第四実施形態の遊技球発射装置における打球制御手段30は、上述したような打撃力設定処理を実行し、常態においては、図9(a)に実線で示したように、打球力調整ハンドル2の操作レバー6が初期位置にあるとき、すなわち、該操作レバー6の回転角度が0度であるときに遊技球の打撃力が0となり、遊技球が発射されず、操作レバー6の回転角度を大きくするに従い打撃力Bが増大し、この打撃力Bで遊技球が発射されるようになっている。そして、記憶操作スイッチ26の押しボタン26aが押圧操作されるとそのときの該操作レバー6の回転角度(回転角度A)に従った打撃力Aが打撃力記憶手段31に記憶される。この記憶操作スイッチ26の操作により打撃力Aが打撃力記憶手段31に記憶されていると、打球制御手段30は、操作レバー6の回転角度が初期位置にあるとき、すなわち、操作レバー6の回転角度が0度であるときに上記打撃力Aを打球発射機構3への発射信号にセットする。これにより、タッチセンサ28が操作レバー6への手の接触を検知していれば、操作レバー6を回転操作しなくても打撃力Aで打球発射機構3から遊技球が発射されるようになる。すなわち、操作レバー6を初期位置に復帰させた状態であっても該操作レバー6に触れるだけで、所望の打撃力で遊技球を発射できる。

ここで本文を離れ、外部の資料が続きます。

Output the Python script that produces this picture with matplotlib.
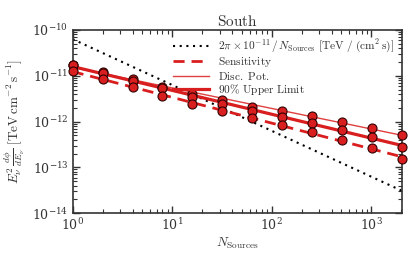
import numpy as np
import matplotlib
matplotlib.use("Agg")
import matplotlib.pyplot as plt

plt.rcParams['mathtext.fontset'] = 'cm'
plt.rcParams['font.family'] = ['DejaVu Serif']

# number of sources and fluxes
n_sources = np.array([1, 2, 4, 8, 16, 32, 64, 128, 256, 512, 1024, 2048])
disc_pot = np.array([1.72e-11, 1.20e-11, 8.3e-12, 5.6e-12, 3.9e-12, 2.97e-12,
                     2.12e-12, 1.68e-12, 1.29e-12, 1.0e-12, 7.4e-13, 5.1e-13])
upper_limit = np.array([1.68e-11, 1.15e-11, 7.8e-12, 5.3e-12, 3.4e-12, 2.43e-12,
                        1.74e-12, 1.28e-12, 9.2e-13, 6.7e-13, 4.5e-13, 2.85e-13])
sensitivity = np.array([1.27e-11, 8.5e-12, 5.6e-12, 3.7e-12, 2.4e-12, 1.68e-12,
                        1.18e-12, 8.5e-13, 5.85e-13, 4.0e-13, 2.6e-13, 1.5e-13])
total_flux = 2 * np.pi * 1e-11

red = '#d81e1e'
txt = '#333333'

def powerlaw_fit(x, y):
    k, b = np.polyfit(np.log10(x), np.log10(y), 1)
    return 10 ** (k * np.log10(x) + b)

fig = plt.figure(figsize=(4.15, 2.6), dpi=100)
ax = fig.add_axes([0.175, 0.18, 0.794, 0.705])

xx = np.logspace(0, np.log10(2048), 100)
ax.plot(xx, total_flux / xx, ls=(0, (1, 2.2)), color='k', lw=1.5,
        label=r'$2\pi \times 10^{-11}\,/\,N_{\rm Sources}\ \mathrm{[TeV\ /\ (cm^2\,s)]}$')
ax.plot(n_sources, powerlaw_fit(n_sources, sensitivity), ls=(0, (4, 2.5)),
        color=red, lw=2, label=r'$\mathrm{Sensitivity}$')
ax.plot(n_sources, powerlaw_fit(n_sources, disc_pot), color='#e04040', lw=1.0,
        label=r'$\mathrm{Disc.\ Pot.}$')
ax.plot(n_sources, powerlaw_fit(n_sources, upper_limit), color=red, lw=2.3,
        label=r'$\mathrm{90\%\ Upper\ Limit}$')

for y in (disc_pot, upper_limit, sensitivity):
    ax.plot(n_sources, y, 'o', ms=6.5, mfc=red, mec='#300000', mew=0.8,
            clip_on=False, zorder=5)

ax.set_xscale('log')
ax.set_yscale('log')
ax.set_xlim(1, 2048)
ax.set_ylim(1e-14, 1e-10)
ax.tick_params(which='both', direction='in', top=True, right=True,
               labelsize=9, colors=txt, pad=3)
ax.tick_params(which='major', length=5, width=1)
ax.tick_params(which='minor', length=3, width=0.8)
for s in ax.spines.values():
    s.set_linewidth(1.2)
    s.set_color(txt)

ax.set_xlabel(r'$N_{\rm Sources}$', fontsize=9.5, color=txt, labelpad=2)
ax.set_ylabel(r'$E_\nu^2\,\frac{d\phi}{dE_\nu}\ \mathrm{[TeV\,cm^{-2}\,s^{-1}]}$',
              fontsize=9.5, color=txt, labelpad=4)
ax.set_title(r'$\mathrm{South}$', fontsize=11, color=txt, pad=3)

ax.legend(loc='upper right', frameon=False, fontsize=8.2, handlelength=3.2,
          labelspacing=0.02, borderaxespad=0.3, labelcolor=txt)

fig.savefig('out.png', dpi=100)
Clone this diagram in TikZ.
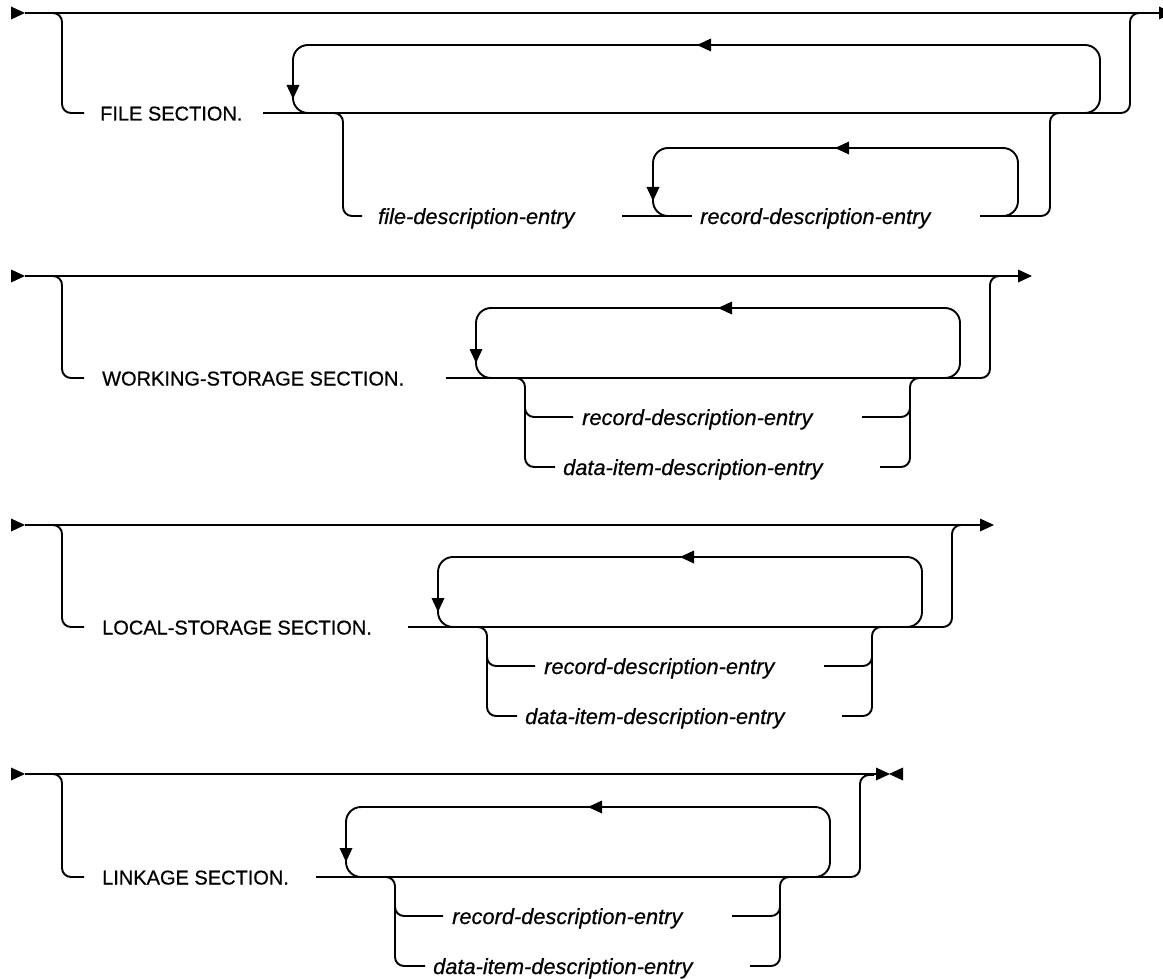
\documentclass[tikz,border=0pt]{standalone}
\usepackage{fontspec}
\setmainfont{Liberation Sans}
\newfontfamily\railfont{Liberation Sans}[FakeBold=0.6]
\tikzset{
 rail/.style={line width=1.9pt, line cap=butt},
 loopline/.style={rail, rounded corners=15pt},
 branchline/.style={rail, rounded corners=9pt},
 kw/.style={anchor=base west, inner sep=0pt, font=\railfont\fontsize{20}{24}\selectfont},
 var/.style={anchor=base west, inner sep=0pt, font=\railfont\fontsize{21.8}{26}\selectfont\itshape},
 tipR/.pic={\fill (0,-6.5) -- (14,0) -- (0,6.5) -- cycle;},
 tipL/.pic={\fill (0,0) -- (14,-6.5) -- (14,6.5) -- cycle;},
 tipD/.pic={\fill (0,0) -- (-6.5,-14) -- (6.5,-14) -- cycle;},
}
% repeat loop with choice (drawn in the coordinates of the WORKING-STORAGE row)
\newcommand\lcpart[1]{%
 \draw[branchline] (446,378) -- (990,378) -- (990,276) -- (1004,276);
 \draw[loopline] (940,378) -- (960,378) -- (960,308) -- (476,308) -- (476,378) -- (496,378);
 \pic at (718,308) {tipL};
 \pic at (476,363) {tipD};
 \draw[branchline] (510,378) -- (525,378) -- (525,467) -- (555,467);
 \draw[branchline] (525,400) -- (525,417) -- (573,417);
 \draw[branchline] (880,467) -- (910,467) -- (910,378) -- (924,378);
 \draw[branchline] (862,417) -- (910,417) -- (910,400);
 \node[var] (rde#1) at (582,425) {record-description-entry};
 \node[var] (dide#1) at (563,475) {data-item-description-entry};
}
\begin{document}
\begin{tikzpicture}[x=1pt,y=-1pt]
\useasboundingbox (0,0) rectangle (1163,979);

% ---------- FILE SECTION ----------
\draw[rail] (25,13) -- (1159,13);
\pic at (11,13) {tipR};
\pic at (1159,13) {tipR};
\draw[branchline] (48,13) -- (62,13) -- (62,113) -- (84,113);
\node[kw] (fs) at (100,120.5) {FILE SECTION.};
\draw[branchline] (263,113) -- (1130,113) -- (1130,13) -- (1144,13);
\draw[loopline] (1080,113) -- (1100,113) -- (1100,45) -- (293,45) -- (293,113) -- (313,113);
\pic at (697,45) {tipL};
\pic at (293,99) {tipD};
\draw[branchline] (328,113) -- (343,113) -- (343,216) -- (362,216);
\node[var] (fde) at (378,224) {file-description-entry};
\draw[rail] (622,216) -- (692,216);
\draw[loopline] (1000,216) -- (1018,216) -- (1018,148) -- (653,148) -- (653,216) -- (673,216);
\pic at (835,148) {tipL};
\pic at (653,201) {tipD};
\node[var] (rde1) at (700,224) {record-description-entry};
\draw[branchline] (980,216) -- (1050,216) -- (1050,113) -- (1064,113);

% ---------- WORKING-STORAGE SECTION ----------
\draw[rail] (25,276) -- (1018,276);
\pic at (11,276) {tipR};
\pic at (1018,276) {tipR};
\draw[branchline] (48,276) -- (62,276) -- (62,378) -- (84,378);
\node[kw] (ws) at (102,385.5) {WORKING-STORAGE SECTION.};
\lcpart{2}

% ---------- LOCAL-STORAGE SECTION ----------
\draw[rail] (25,525) -- (980,525);
\pic at (11,525) {tipR};
\pic at (980,525) {tipR};
\draw[branchline] (48,525) -- (62,525) -- (62,627) -- (84,627);
\node[kw] (ls) at (102,634.5) {LOCAL-STORAGE SECTION.};
\begin{scope}[shift={(-38,249)}]
\lcpart{3}
\end{scope}

% ---------- LINKAGE SECTION ----------
\draw[rail] (25,774) -- (876,774);
\pic at (11,774) {tipR};
\pic at (876,774) {tipR};
\pic at (889,774) {tipL};
\draw[branchline] (48,774) -- (62,774) -- (62,877) -- (84,877);
\node[kw] (lk) at (102,884.5) {LINKAGE SECTION.};
\begin{scope}[shift={(-130,499)}]
\lcpart{4}
\end{scope}
\end{tikzpicture}
\end{document}
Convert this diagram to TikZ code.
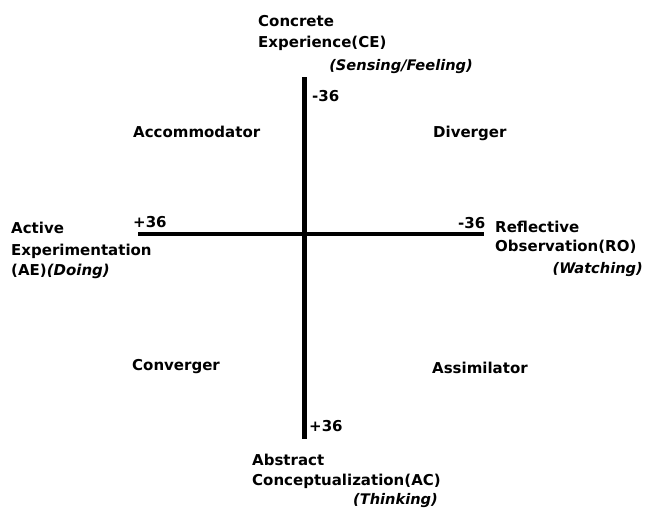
\documentclass[tikz,border=0pt]{standalone}
\usepackage{fontspec}
\setmainfont{DejaVu Sans}
\begin{document}
\begin{tikzpicture}[x=1pt,y=-1pt,
  lbl/.style={anchor=base west,inner sep=0pt,font=\fontsize{15}{17}\selectfont\bfseries},
  ilbl/.style={lbl,anchor=base east,font=\fontsize{14.6}{17}\selectfont\bfseries\itshape},
  axis/.style={line width=4.5pt,black}]
\useasboundingbox (0,0) rectangle (646,509);
\coordinate (vt) at (304.5,77);
\coordinate (vb) at (304.5,439);
\coordinate (hl) at (138,234);
\coordinate (hr) at (484,234);
\draw[axis] (vt) -- (vb);
\draw[axis] (hl) -- (hr);
% top
\node[lbl] (ce1) at (258,26) {Concrete};
\node[lbl] (ce2) at (258,47) {Experience(CE)};
\node[ilbl] (ce3) at (473,70) {(Sensing/Feeling)};
\node[lbl] (tn) at (312,101) {-36};
% quadrants
\node[lbl] (acc) at (133,137) {Accommodator};
\node[lbl] (div) at (433,137) {Diverger};
\node[lbl] (con) at (132,370) {Converger};
\node[lbl] (ass) at (432,373) {Assimilator};
% left
\node[lbl] (lp) at (133,227) {+36};
\node[lbl] (ae1) at (11,233) {Active};
\node[lbl] (ae2) at (11,255) {Experimentation};
\node[lbl] (ae3) at (11,275) {(AE)\textit{(Doing)}};
% right
\node[lbl] (rn) at (458,228) {-36};
\node[lbl] (ro1) at (495,232) {Reflective};
\node[lbl] (ro2) at (495,251) {Observation(RO)};
\node[ilbl] (ro3) at (643,273) {(Watching)};
% bottom
\node[lbl] (bp) at (309,431) {+36};
\node[lbl] (ac1) at (252,465) {Abstract};
\node[lbl] (ac2) at (252,485) {Conceptualization(AC)};
\node[ilbl] (ac3) at (438,504) {(Thinking)};
\end{tikzpicture}
\end{document}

また、操作レバー6を回転させると、打球制御手段30は、その回転角度が打撃力記憶手段31に打撃力Aを記憶させたときの回転角度(回転角度A)よりも小さいか又はそれ以上かによって、上述した打撃力D又は打撃力Eの決定処理を実行すると共に、決定された打撃力を打球発射機構3への発射信号にセットする。従って、第四実施形態における操作レバー6の回転角度と遊技球の打撃力との関係は、例えば、図15に実線で示したようになっている。すなわち、現在の操作レバー6の回転角度が回転角度Aよりも小さいときは、該操作レバー6の回転角度の増加に伴って打撃力が減少していき、操作レバー6の回転角度が回転角度Aになると打撃力が0となり、また、操作レバー6の回転角度が回転角度Aを超えると、該回転角度Aを超えたその回転角度の増加に伴って打撃力が増大するようになっている。従って、打撃力記憶手段31に記憶させた打撃力Aによる遊技球の発射と、操作レバー6の回転角度に伴って変化する打撃力による遊技球の発射とを両立させた状態で遊技球の発射強度調整ができるようになる。

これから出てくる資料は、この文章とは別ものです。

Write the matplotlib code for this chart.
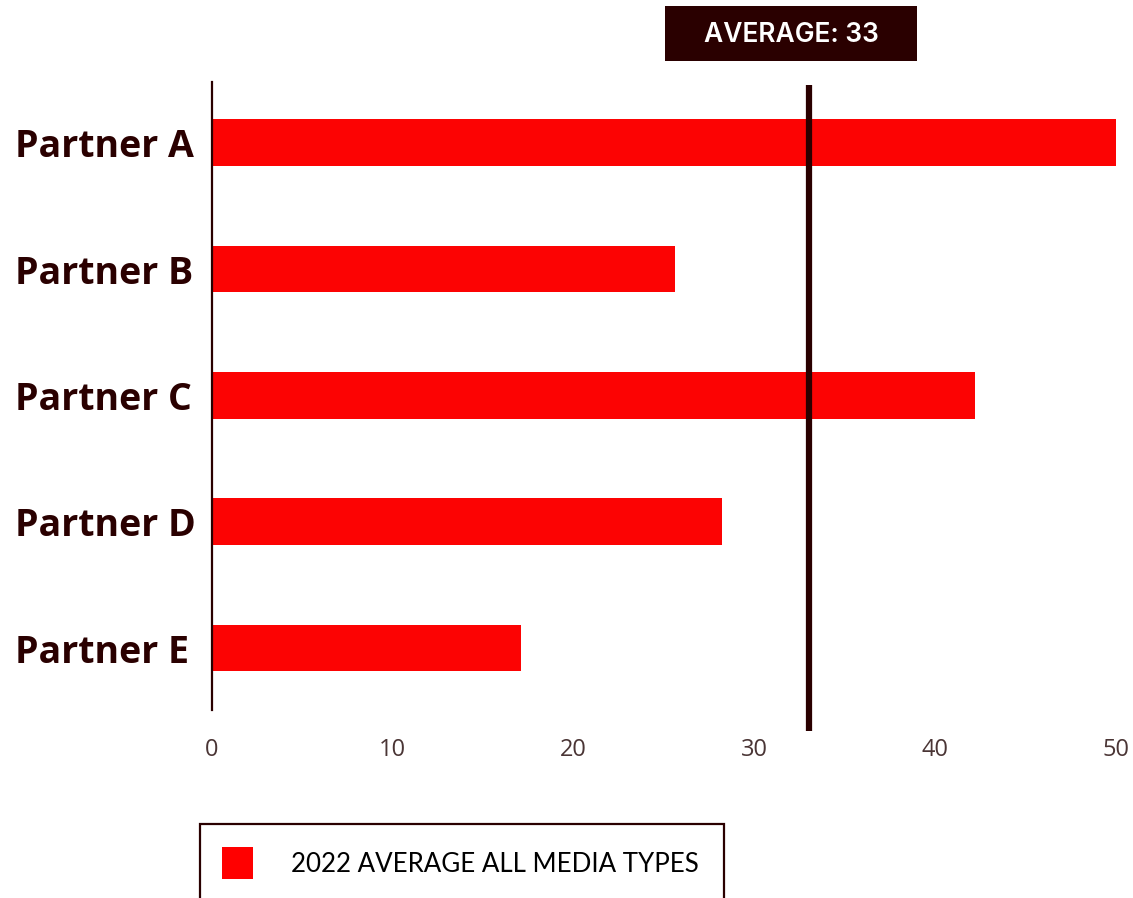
import matplotlib
matplotlib.use("Agg")
import matplotlib.pyplot as plt
from matplotlib.patches import Rectangle
import numpy as np

partners = ["Partner A", "Partner B", "Partner C", "Partner D", "Partner E"]
scores = [50, 25.6, 42.2, 28.2, 17.1]
average = 33
legend_label = "2022 AVERAGE ALL MEDIA TYPES"
xticks = [0, 10, 20, 30, 40, 50]

dark = "#2a0000"
red = "#fc0303"

W, H = 1133, 898
fig = plt.figure(figsize=(W / 100, H / 100), dpi=100)
ax = fig.add_axes([212 / W, 1 - 710 / H, 904 / W, 628 / H])

y = np.arange(len(partners))
ax.barh(y, scores, height=0.37, color=red, zorder=2)

ax.set_xlim(0, 50)
ax.set_ylim(4.49, -0.48)
ax.set_yticks(y)
ax.set_yticklabels(partners, fontfamily="Open Sans", fontweight="bold",
                   fontsize=27, color=dark)
for lbl in ax.get_yticklabels():
    lbl.set_horizontalalignment("left")
ax.set_xticks(xticks)
ax.set_xticklabels([str(t) for t in xticks], fontfamily="Open Sans",
                   fontsize=17, color="#4a3535")
ax.tick_params(axis="both", length=0)
ax.tick_params(axis="y", pad=142)  # points; puts label starts near the left edge
ax.tick_params(axis="x", pad=20)

for side in ["top", "right", "bottom"]:
    ax.spines[side].set_visible(False)
ax.spines["left"].set_color(dark)
ax.spines["left"].set_linewidth(1.6)

# average marker runs a little past the plot area
ax.plot([average, average], [-0.46, 4.66], color=dark, lw=4.5,
        solid_capstyle="butt", clip_on=False, zorder=3)

# average label box
fig.patches.append(Rectangle((665 / W, 1 - 61 / H), 252 / W, 55 / H,
                             transform=fig.transFigure, fc=dark, ec="none"))
fig.text(791 / W, 1 - 35 / H, f"AVERAGE: {average}", ha="center", va="center",
         fontfamily="Inter", fontweight="semibold", fontsize=19, color="white")

# legend box, cut off by the bottom edge
fig.patches.append(Rectangle((200 / W, -0.05), 524 / W, (H - 824) / H + 0.05,
                             transform=fig.transFigure, fill=False, ec=dark, lw=1.6))
fig.patches.append(Rectangle((222 / W, 1 - 879 / H), 31 / W, 32 / H,
                             transform=fig.transFigure, fc="#ff0000", ec="none"))
fig.text(291 / W, 1 - 864 / H, legend_label, ha="left", va="center",
         fontfamily="Lato", fontsize=18.6, color="black")

fig.savefig("out.png", dpi=100, facecolor="white")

このように、本発明の第四実施形態では、操作レバー6が回転操作されていないときは、タッチセンサ28が遊技者の接触を検知しているだけで打撃力記憶手段31に記憶されている打撃力Aで遊技球が発射される。また、操作レバー6が回転操作され、且つ、タッチセンサ28が遊技者の接触を検知しているときは、該操作レバー6の現在の回転角度で変化する打撃力Dまたは打撃力Eで遊技球が発射される。すなわち、操作レバー6の現在の回転角度が打撃力記憶手段31に打撃力Aを記憶させたときの回転角度Aよりも小さいときは、その回転角度が増加するに従って打撃力が漸次減少するようになり、一方、操作レバー6の現在の回転角度が該回転角度Aよりも大きいときは、その回転角度が増加するに従って打撃力が漸次増大するようになっている。従って、打撃力記憶手段31に記憶させた所定の打撃力Aにおける遊技球の発射と、操作レバー6の回転角度に伴って減少する打撃力Dまたは増大する打撃力Eでの遊技球の発射とが両立され、これにより、遊技球の発射強度調整の利便性を向上させることができる。